Faeser wore the “OneLove” armband, which features the outline of a heart striped in different colors, with FIFA President Gianni Infantino sitting close by during her country’s 2-1 defeat against Japan.
Since the World Cup kicked off, FIFA has found itself at loggerheads with seven European nations playing at Qatar 2022 over the threat of sanctions for any player wearing a “OneLove” armband during games.
Kunkel says he is unhappy that FIFA allowed Qatar to host the World Cup in a country where sex between men is illegal and punishable by up to three years in prison.
The 23-year-old says both Faeser and the German Football Association (DFB) have been supportive of his actions and that the DFB even provided him with more rainbow items after his were confiscated.
Ahead of its game against Japan earlier this week, Germany’s team posed with their right hands in front of their mouths designed as a protest to FIFA’s decision to ban the “OneLove” armband that many European captains had been hoping to wear in Qatar.
Although supportive of that protest, Kunkel says more can be done.
“The German FA talks a lot about the rights of the LGBTQ community but whenever they fear consequences they seem to back off and I think that’s a little bit sad,” said Kunkel, who returns to Germany on Monday.
Kunkel says he is passionate about using his platform in Qatar to raise awareness, adding that although he’s received a mixed response online, he was congratulated multiple times by fellow fans walking into Saturday’s game.
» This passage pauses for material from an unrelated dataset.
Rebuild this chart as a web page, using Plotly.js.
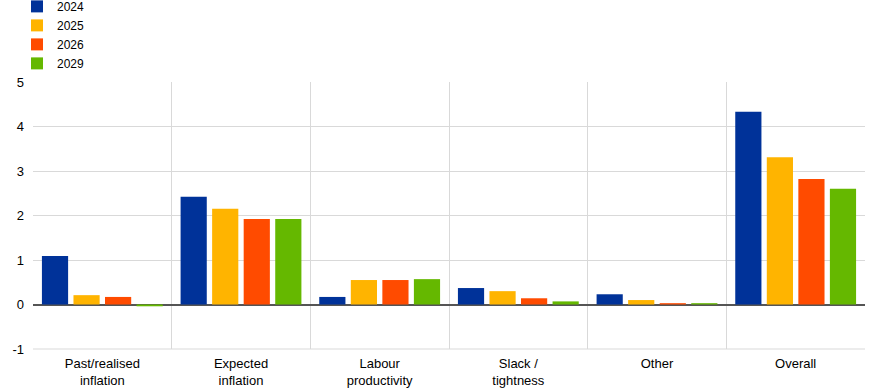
<!DOCTYPE html>
<html><head><meta charset="utf-8">
<script src="https://cdn.plot.ly/plotly-3.0.1.min.js"></script>
<style>html,body{margin:0;padding:0;background:#fff}#chart{width:874px;height:390px}</style>
</head><body><div id="chart"></div>
<script>
const categories = ["Past/realised<br>inflation", "Expected<br>inflation", "Labour<br>productivity", "Slack /<br>tightness", "Other", "Overall"];
const seriesNames = ["2024", "2025", "2026", "2029"];
const v2024 = [1.09, 2.42, 0.17, 0.37, 0.23, 4.33];
const v2025 = [0.21, 2.15, 0.55, 0.30, 0.10, 3.31];
const v2026 = [0.17, 1.92, 0.55, 0.14, 0.03, 2.82];
const v2029 = [-0.04, 1.92, 0.57, 0.07, 0.03, 2.60];
const colors = ["#003299", "#FFB400", "#FF4B00", "#65B800"];
const values = [v2024, v2025, v2026, v2029];
const yTicks = [-1, 0, 1, 2, 3, 4, 5];

const traces = values.map((v, i) => ({
  type: "bar", x: categories, y: v, name: seriesNames[i],
  marker: {color: colors[i], line: {width: 0}}, hoverinfo: "skip"
}));

const layout = {
  width: 874, height: 390,
  margin: {l: 33, r: 9, t: 82, b: 41, autoexpand: false},
  paper_bgcolor: "#fff", plot_bgcolor: "#fff",
  font: {family: "Liberation Sans, Arial, sans-serif", size: 13, color: "#000"},
  barmode: "group", bargap: 0.09, bargroupgap: 0.17,
  showlegend: true,
  legend: {x: -0.0192, y: 1.3375, xanchor: "left", yanchor: "top", orientation: "v",
           font: {size: 12}, tracegroupgap: 0, itemwidth: 30, bgcolor: "rgba(0,0,0,0)"},
  xaxis: {type: "category", tickson: "boundaries", showgrid: true, gridcolor: "#d9d9d9", gridwidth: 1,
          ticks: "", showline: false, zeroline: false, tickfont: {size: 13}, ticklabelstandoff: 5},
  yaxis: {range: [-1, 5], tickvals: yTicks, ticktext: yTicks.map(String), showgrid: true,
          gridcolor: "#d9d9d9", gridwidth: 1, zeroline: true, zerolinecolor: "#555555", zerolinewidth: 2,
          showline: false, ticks: "", ticklen: 0, tickfont: {size: 13}, ticklabelstandoff: 8},
  shapes: [{type: "line", xref: "paper", yref: "paper", x0: 0, x1: 1, y0: 0, y1: 0, line: {color: "#d9d9d9", width: 1}}]
};
Plotly.newPlot("chart", traces, layout, {displayModeBar: false, staticPlot: true});
</script></body></html>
“I want to be a voice,” said Kunkel, who earlier this week posted a picture of himself on Instagram from Qatar displaying a rainbow-colored sweatband in front of his face, which he had painted with the German flag with a message saying: “Take a stand, be seen, participate in change. Awesome feeling.”
Qatar’s organizing committee, meanwhile, has previously promised to host “an inclusive and discriminatory-free” World Cup in the face of Western criticism regarding its anti-LGBTQ laws — criticism Infantino, speaking generally about Qatar’s human rights record, slammed as “hypocritical” ahead of the tournament.
“It’s so annoying they do this,” Kunkel told CNN. “This isn’t a political issue, it’s basic human rights.”